DATA EXCERPTS:
—————
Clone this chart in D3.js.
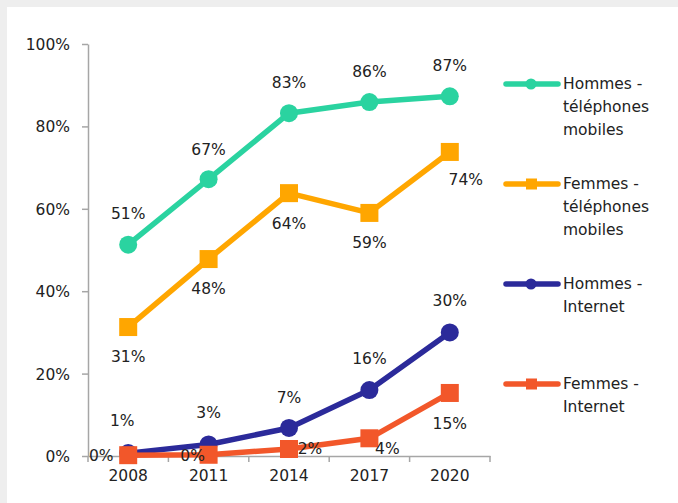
<!DOCTYPE html>
<html>
<head>
<meta charset="utf-8">
<script src="https://cdn.jsdelivr.net/npm/d3@7/dist/d3.min.js"></script>
<style>
html,body{margin:0;padding:0;background:#eeeeee;}
svg{display:block;}
text{font-family:"DejaVu Sans",sans-serif;fill:#222;}
</style>
</head>
<body>
<svg id="chart" width="678" height="503"></svg>
<script>
const years = ["2008","2011","2014","2017","2020"];
const yTicks = [0,20,40,60,80,100];
const hommesMobiles = [51.3,67.2,83.2,85.9,87.3];
const femmesMobiles = [31.3,47.8,63.8,59.0,73.8];
const hommesInternet = [0.7,2.8,6.8,16.0,30.0];
const femmesInternet = [0.2,0.3,1.7,4.3,15.3];
const seriesNames = [["Hommes -","téléphones","mobiles"],["Femmes -","téléphones","mobiles"],["Hommes -","Internet"],["Femmes -","Internet"]];

const colors = ["#2ad3a0","#ffa600","#2b2a9a","#f2572a"];
const shapes = ["circle","square","circle","square"];
// label offsets (dx, dy) per point
const labelOffsets = [
  [[0,-31],[0,-30],[0,-31],[0,-31],[0,-31]],
  [[0,30],[0,30],[0,30],[0,30],[16,28]],
  [[-6,-33],[0,-32],[0,-30],[0,-32],[0,-32]],
  [[-27,0],[-16,1],[21,0],[18,10],[0,31]]
];

const data = [hommesMobiles,femmesMobiles,hommesInternet,femmesInternet];
const svg = d3.select("#chart");
svg.append("rect").attr("x",7).attr("y",7).attr("width",671).attr("height",496).attr("fill","#fff");

const x = d3.scaleBand().domain(years).range([88,490]);
const y = d3.scaleLinear().domain([0,100]).range([456,44]);
const axisColor = "#a6a6a6";

// y axis
const yAxis = svg.append("g").attr("transform","translate(88,0)")
  .call(d3.axisLeft(y).tickValues(yTicks).tickFormat(d=>d+"%").tickSize(6).tickPadding(12).tickSizeOuter(0));
yAxis.select(".domain").attr("stroke",axisColor).attr("stroke-width",1.5);
yAxis.selectAll(".tick line").attr("stroke",axisColor).attr("stroke-width",1.5);
yAxis.selectAll("text").attr("font-size",15.5).attr("fill","#222").attr("dy","0.35em");

// x axis
const xAxis = svg.append("g").attr("transform","translate(0,456)")
  .call(d3.axisBottom(x).tickSize(0).tickPadding(14).tickSizeOuter(0));
xAxis.select(".domain").attr("stroke",axisColor).attr("stroke-width",1.5);
xAxis.selectAll("text").attr("font-size",15.5).attr("fill","#222");
const edges = years.map(d=>x(d)).concat([x.range()[1]]);
xAxis.selectAll(".edge").data(edges).enter().append("line")
  .attr("x1",d=>d).attr("x2",d=>d).attr("y1",0).attr("y2",6)
  .attr("stroke",axisColor).attr("stroke-width",1.5);

const cx = d=>x(d)+x.bandwidth()/2;
const line = d3.line().x((d,i)=>cx(years[i])).y(d=>y(d));

data.forEach((vals,s)=>{
  const g = svg.append("g");
  g.append("path").datum(vals).attr("d",line).attr("fill","none")
    .attr("stroke",colors[s]).attr("stroke-width",5.5).attr("stroke-linejoin","round");
  vals.forEach((v,i)=>{
    if(shapes[s]==="circle"){
      g.append("circle").attr("cx",cx(years[i])).attr("cy",y(v)).attr("r",9).attr("fill",colors[s]);
    } else {
      g.append("rect").attr("x",cx(years[i])-9).attr("y",y(v)-9).attr("width",18).attr("height",18).attr("fill",colors[s]);
    }
  });
});
// labels
data.forEach((vals,s)=>{
  vals.forEach((v,i)=>{
    const o = labelOffsets[s][i];
    svg.append("text").attr("x",cx(years[i])+o[0]).attr("y",y(v)+o[1])
      .attr("text-anchor","middle").attr("dy","0.35em").attr("font-size",15.5)
      .text(Math.round(v)+"%");
  });
});

// legend
seriesNames.forEach((lines,s)=>{
  const ly = 84 + s*100;
  const g = svg.append("g");
  g.append("line").attr("x1",506).attr("x2",558).attr("y1",ly).attr("y2",ly)
    .attr("stroke",colors[s]).attr("stroke-width",5.5).attr("stroke-linecap","round");
  if(shapes[s]==="circle") g.append("circle").attr("cx",531).attr("cy",ly).attr("r",5.5).attr("fill",colors[s]);
  else g.append("rect").attr("x",526).attr("y",ly-5.5).attr("width",11).attr("height",11).attr("fill",colors[s]);
  lines.forEach((t,k)=>{
    g.append("text").attr("x",563).attr("y",ly+k*23).attr("dy","0.35em").attr("font-size",15.5).text(t);
  });
});
</script>
</body>
</html>
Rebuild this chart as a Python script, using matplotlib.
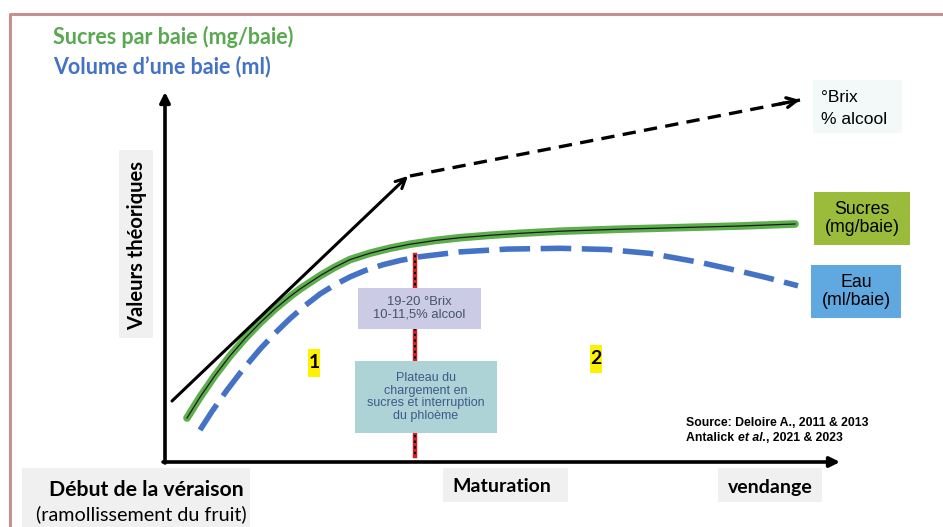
—————
OBJECTIVE: Which lines above contain "this"? Show each of them.

EXERCISE RESPONSE:
Clone this chart in D3.js.
Rebuild this chart as a Python script, using matplotlib.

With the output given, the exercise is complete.